Rumsfeld has kept up his visibility with foreign dignitaries, visiting Iraq and Afghanistan often and stopping each time along the way to pay his respects to allied leaders and addressing reporters in those nations.

But Iraq policy and media analysts attributed Rumsfeld's lower domestic profile to a broader strategy by the Bush administration to shift the focus away from Iraq. So far, they say, it is working.

"Look at the front page -- Iraq is not there," said Ivo Daalder, a scholar at the Brookings Institution who has written extensively on Iraq. "I think this is a deliberate strategy by the Bush administration: This is what [the transfer of sovereignty] was all about."

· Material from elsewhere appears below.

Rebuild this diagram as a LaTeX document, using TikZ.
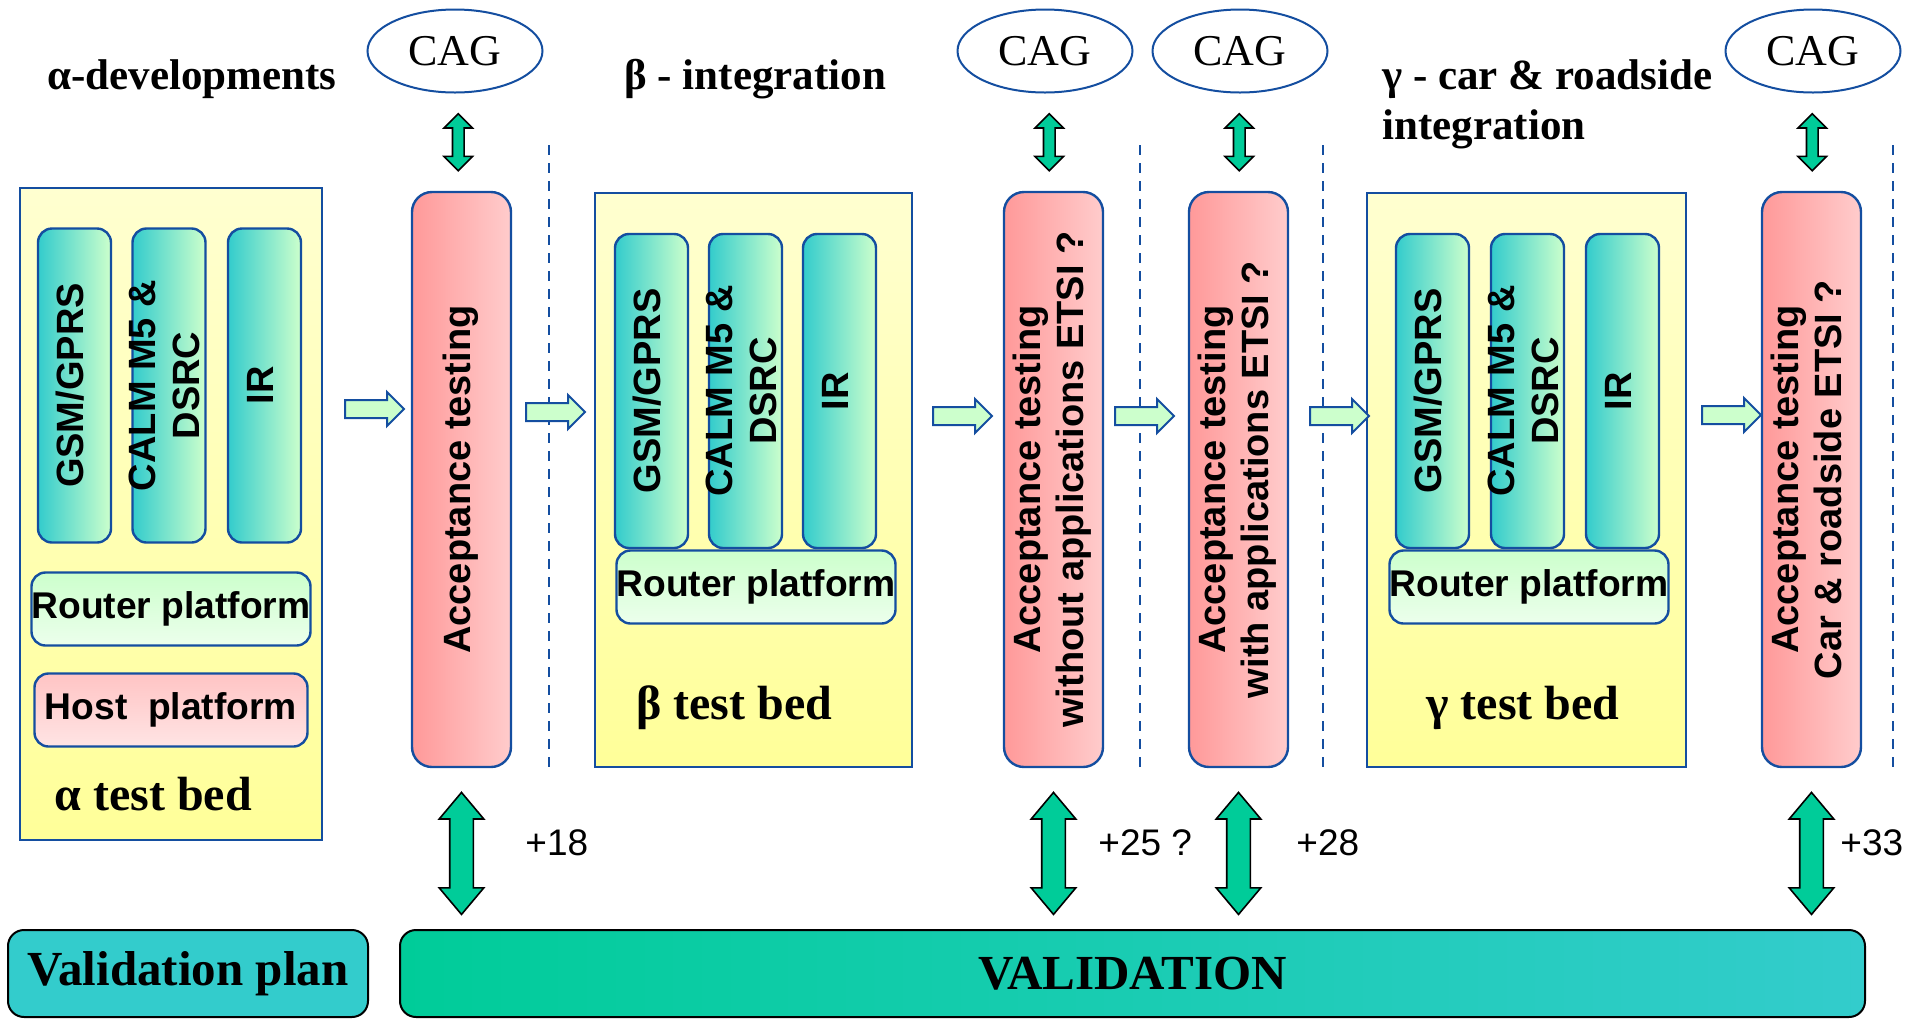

Daalder said he believed the administration's strategy was "working politically -- it is protecting the president, and that's its purpose."

"The essence of the administration's strategy, starting back last November, was to have Iraq disappear from the American political scene so it would not be here, politically, by the time the election came around," he said.

But Duncan Hunter (R-El Cajon), chairman of the House Armed Services Committee, said Rumsfeld was not being kept under wraps. He's just busy.

"Don Rumsfeld's just got a massively full plate here," Hunter said in an interview Wednesday. "He's not only running the operations in Afghanistan and Iraq, but he's also in the middle of a fundamental reform of the Department of Defense."

As if that weren't enough, Hunter said, Rumsfeld now had "this huge challenge," presented by the commission that investigated the Sept. 11 attacks, to take part in an overhaul of the intelligence community.

Danielle Pletka, a scholar at the American Enterprise Institute, a conservative think tank, scoffed at the notion that the administration had a strategy to keep Iraq out of the limelight during the election campaign.

"I don't think there is a grand strategy of who should be out there and who shouldn't be," Pletka said. "I'm willing to bet that Don Rumsfeld is sick and tired of talking to reporters and has decided that his days on camera are behind him."

Pletka said the 72-year-old Rumsfeld no longer was required to hold daily, nationally televised updates on the war:

"The purpose that brought him to the fore -- remember his stud muffin era? -- to discuss the issues that were facing us on a really daily basis, they are certainly not front and center anymore, and thank goodness."